14. If you suddenly remember that you run an airline that charges people extra for their baggage, their food on board, enough space to keep their legs from growing numb, and a head set so they can listen to your wonderful in-air programming it would be a swell idea if you'd do this: Figure out how many people can sit comfortably on your airplane. Figure out how much it costs to fly that airplane. Then divide the cost of flying that plane by the number of people you can fit in it, assuming maybe three don't show up. Then charge people that amount for their flight. No...don't give points that can never be used. Don't have seven price classifications depending upon when the ticket is purchased. Don't book 435 people when your airplane holds 382. You end up with a bunch of very angry people who yell at your staff who then treat your customers like crap and everyone hates your company and you eventually have to merge with your competitor before filing for Chapter 11.
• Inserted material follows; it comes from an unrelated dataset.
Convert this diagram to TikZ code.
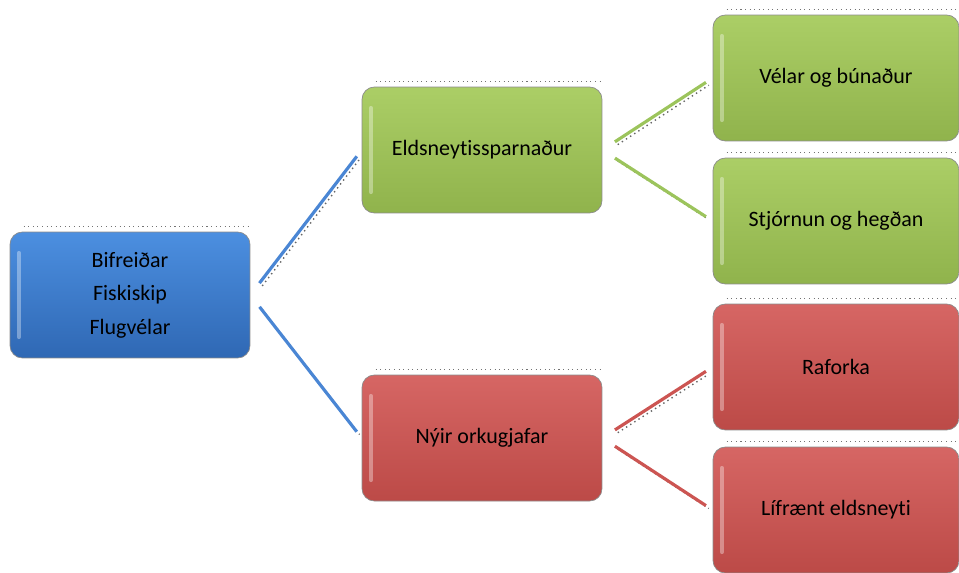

14. If there's a cameraman following you, but you know you're not a news reporter, figure out what you're doing and whether you ought to be doing it. If the cameraman is wearing a T-shirt that says, "Bridezilla," hang your head in shame and leave. If the cameraman is wearing a T-shirt that says, "Jersey Shore," hang you head in shame and leave. If the cameraman is wearing a T-shirt that says, "Jerry Springer," hang your head in shame and leave. Come to think of it, unless the cameraman is wearing a shirt that says, "National Geographic," hang your head in shame and leave.
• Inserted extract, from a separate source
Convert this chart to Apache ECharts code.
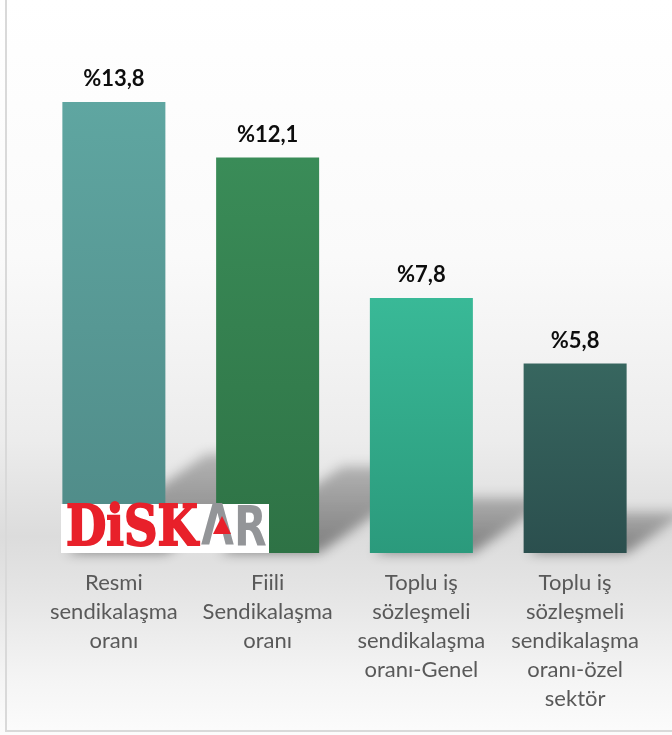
<!DOCTYPE html>
<html>
<head>
<meta charset="utf-8">
<script src="https://cdn.jsdelivr.net/npm/echarts@6/dist/echarts.min.js"></script>
<style>
  html, body { margin: 0; padding: 0; background: #fff; }
  #chart {
    width: 672px;
    height: 735px;
    background: linear-gradient(to bottom, #ffffff 0%, #fafafa 35%, #ececec 60%, #dcdcdc 73%, #e4e4e4 80%, #f4f4f4 92%, #fcfcfc 100%);
  }
</style>
</head>
<body>
<div id="chart"></div>
<script>
const categories = [
  'Resmi\nsendikalaşma\noranı',
  'Fiili\nSendikalaşma\noranı',
  'Toplu iş\nsözleşmeli\nsendikalaşma\noranı-Genel',
  'Toplu iş\nsözleşmeli\nsendikalaşma\noranı-özel\nsektör'
];
const values = [13.8, 12.1, 7.8, 5.8];
const barColors = [
  ['#5fa6a1', '#4f8a87'],
  ['#3a8c58', '#2e7245'],
  ['#39b997', '#2b9a7c'],
  ['#37665f', '#2b4f4e']
];

const chart = echarts.init(document.getElementById('chart'));

const BAR_RATIO = 0.67;
const OFF = 3000; // shape drawn off-canvas, only its blurred shadow lands on the chart

function shadowItem(params, api) {
  const i = api.value(0);
  const top = api.coord([i, api.value(1)]);
  const base = api.coord([i, 0]);
  const bw = api.size([1, 0])[0] * BAR_RATIO;
  const x0 = base[0] - bw / 2 - OFF;
  const x1 = base[0] + bw / 2 - OFF;
  const h = (base[1] - top[1]) * 0.22;
  const dx = h * 1.45;
  return {
    type: 'polygon',
    shape: {
      points: [[x0 + 4, base[1]], [x1, base[1]], [x1 + dx, base[1] - h], [x0 + dx, base[1] - h]]
    },
    style: {
      fill: new echarts.graphic.LinearGradient(0, 1, 0, 0, [
        { offset: 0, color: 'rgba(0,0,0,1)' },
        { offset: 1, color: 'rgba(0,0,0,0.55)' }
      ]),
      shadowBlur: 12,
      shadowOffsetX: OFF,
      shadowColor: 'rgba(0,0,0,0.42)'
    }
  };
}

const option = {
  backgroundColor: 'transparent',
  animation: false,
  grid: { left: 37, right: 20, top: 30, bottom: 182 },
  xAxis: {
    type: 'category',
    data: categories,
    axisLine: { show: false },
    axisTick: { show: false },
    axisLabel: {
      interval: 0,
      margin: 15,
      color: '#595959',
      fontFamily: 'Lato',
      fontSize: 22,
      lineHeight: 29
    }
  },
  yAxis: {
    type: 'value',
    min: 0,
    max: 16,
    show: false
  },
  series: [
    {
      type: 'custom',
      renderItem: shadowItem,
      data: values.map((v, i) => [i, v]),
      encode: { x: 0, y: 1 },
      z: 1,
      silent: true
    },
    {
      type: 'bar',
      barWidth: (BAR_RATIO * 100) + '%',
      z: 2,
      data: values.map((v, i) => ({
        value: v,
        itemStyle: {
          color: new echarts.graphic.LinearGradient(0, 0, 0, 1, [
            { offset: 0, color: barColors[i][0] },
            { offset: 1, color: barColors[i][1] }
          ])
        }
      })),
      label: {
        show: true,
        position: 'top',
        distance: 12,
        color: '#0d0d0d',
        fontFamily: 'Lato',
        fontWeight: 'bold',
        fontSize: 22,
        formatter: p => '%' + String(p.value).replace('.', ',')
      }
    }
  ],
  graphic: [
    {
      type: 'rect',
      z: 0,
      silent: true,
      shape: { x: 6, y: -10, width: 700, height: 741 },
      style: { fill: 'none', stroke: '#d9d9d9', lineWidth: 2 }
    },
    {
      type: 'rect',
      z: 100,
      shape: { x: 61, y: 504, width: 208, height: 49 },
      style: { fill: '#ffffff' }
    },
    {
      type: 'text',
      z: 101,
      x: 66,
      y: 530,
      scaleX: 0.83,
      style: {
        text: 'DiSK',
        fill: '#e8202a',
        stroke: '#e8202a',
        lineWidth: 2,
        font: 'bold 56px "DejaVu Serif"',
        verticalAlign: 'middle'
      }
    },
    {
      type: 'text',
      z: 101,
      x: 201,
      y: 530,
      scaleX: 0.76,
      style: {
        text: 'ΛR',
        fill: '#939598',
        font: 'bold 56px "DejaVu Sans"',
        verticalAlign: 'middle'
      }
    },
    {
      type: 'polygon',
      z: 102,
      shape: { points: [[213, 534], [231, 534], [222, 516]] },
      style: { fill: '#e8202a' }
    }
  ]
};

chart.setOption(option);
</script>
</body>
</html>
15. Ask yourself a few simple questions like, "Am I a good person?" and "Am I living within my means?" and "Am I an insatiably greedy egomaniac who doesn't care about anyone but myself and will destroy everything in my path to get what I want?"
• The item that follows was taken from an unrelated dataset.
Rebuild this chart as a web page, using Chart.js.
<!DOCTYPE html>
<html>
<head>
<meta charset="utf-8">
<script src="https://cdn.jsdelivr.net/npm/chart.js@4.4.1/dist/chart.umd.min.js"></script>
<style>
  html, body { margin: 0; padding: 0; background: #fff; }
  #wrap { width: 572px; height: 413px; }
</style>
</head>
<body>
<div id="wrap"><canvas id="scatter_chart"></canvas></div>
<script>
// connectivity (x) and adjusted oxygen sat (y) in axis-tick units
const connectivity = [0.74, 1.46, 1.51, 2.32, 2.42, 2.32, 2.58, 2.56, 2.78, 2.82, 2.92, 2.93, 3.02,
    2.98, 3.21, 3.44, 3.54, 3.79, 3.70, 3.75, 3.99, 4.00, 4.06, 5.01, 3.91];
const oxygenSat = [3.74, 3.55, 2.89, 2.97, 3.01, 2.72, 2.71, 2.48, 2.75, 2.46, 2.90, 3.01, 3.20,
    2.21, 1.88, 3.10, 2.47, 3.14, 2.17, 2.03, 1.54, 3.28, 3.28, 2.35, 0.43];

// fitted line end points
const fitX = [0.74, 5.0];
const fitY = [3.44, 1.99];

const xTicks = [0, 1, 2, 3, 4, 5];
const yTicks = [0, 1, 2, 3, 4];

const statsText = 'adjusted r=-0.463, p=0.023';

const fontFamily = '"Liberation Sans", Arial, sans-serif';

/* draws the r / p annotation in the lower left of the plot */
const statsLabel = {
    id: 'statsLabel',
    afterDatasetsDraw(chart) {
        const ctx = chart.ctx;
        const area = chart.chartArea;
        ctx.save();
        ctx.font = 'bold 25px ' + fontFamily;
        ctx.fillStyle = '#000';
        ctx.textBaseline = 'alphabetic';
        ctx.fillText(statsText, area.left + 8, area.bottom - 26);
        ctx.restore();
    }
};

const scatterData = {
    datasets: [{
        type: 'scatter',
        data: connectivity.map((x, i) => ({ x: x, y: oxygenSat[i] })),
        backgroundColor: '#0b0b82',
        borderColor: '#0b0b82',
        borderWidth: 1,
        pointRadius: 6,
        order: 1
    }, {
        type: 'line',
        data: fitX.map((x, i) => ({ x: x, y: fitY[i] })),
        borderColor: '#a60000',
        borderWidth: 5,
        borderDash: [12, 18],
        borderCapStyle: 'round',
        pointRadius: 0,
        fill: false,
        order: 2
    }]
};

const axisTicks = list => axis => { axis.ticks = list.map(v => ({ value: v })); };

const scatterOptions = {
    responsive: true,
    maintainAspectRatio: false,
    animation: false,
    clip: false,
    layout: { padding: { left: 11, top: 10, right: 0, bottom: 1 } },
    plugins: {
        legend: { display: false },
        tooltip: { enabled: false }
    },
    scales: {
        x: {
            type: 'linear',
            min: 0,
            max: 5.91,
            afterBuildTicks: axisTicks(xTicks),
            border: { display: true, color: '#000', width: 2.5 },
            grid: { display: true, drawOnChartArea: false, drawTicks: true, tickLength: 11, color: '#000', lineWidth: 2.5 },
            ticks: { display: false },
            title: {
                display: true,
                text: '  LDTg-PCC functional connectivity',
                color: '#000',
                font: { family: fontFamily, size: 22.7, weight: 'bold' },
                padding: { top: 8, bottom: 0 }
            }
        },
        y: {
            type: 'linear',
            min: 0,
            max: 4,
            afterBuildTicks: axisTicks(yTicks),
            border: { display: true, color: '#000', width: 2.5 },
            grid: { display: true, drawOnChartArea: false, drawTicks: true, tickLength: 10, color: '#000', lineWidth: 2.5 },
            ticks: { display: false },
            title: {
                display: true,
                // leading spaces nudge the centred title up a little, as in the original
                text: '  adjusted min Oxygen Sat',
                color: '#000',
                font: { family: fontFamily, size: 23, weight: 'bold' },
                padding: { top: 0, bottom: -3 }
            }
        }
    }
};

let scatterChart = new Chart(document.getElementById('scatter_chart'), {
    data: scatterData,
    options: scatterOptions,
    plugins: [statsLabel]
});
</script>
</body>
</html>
16. Remember not to destroy anyone else's happiness, property, dreams, or life.

17. Be sure to knit. If you don't knit, I don't sell yarn. If I don't sell yarn, I'll have to go back to my previous career in corporate America and that would be a very, very bad thing -- for me and whichever corporation is dumb enough to hire me.


* I'm not sure what a "crad" is but it's a term my brother always used. It was never uttered without the word "old" in front of it.

4 comments:

Susan said...

That's so funny! I enjoyed reading your diatribe and agree with everything :) Especially the part where people should be sure to knit.... I make my living selling yarn too :)

Kayte said...

"Or it could be that SUPPLY SIDE economics are theoretically viable but practically unsound and we need to completely overhaul the global economic system." There, fixed it. Because, you see, we haven't yet implemented any Keynesian-type programs. The 2009 stimulus, which did help a bit, was mostly tax cuts and aid to state and local governments. Supply side policy helped put us into this whole mess and more of it won't get us out.

Deborah Knight said...

Hey, Kayte, you may well be right. Wish I knew the answer! But if I did, I'd probably be running the IMF instead of selling yarn. Sure, I was willing to give it a try when the opportunity arose, but nobody approached me with a job offer.

ritainalaska said...

deborah, you're absolutely right on every count! america is being shoved into a nanny state. unfortunately, many people are wearing blinders, unable to think on their own, unwilling to see what is going on in the world and here at home and cannont accept that it is being taught in our educational systems from preschools to our colleges.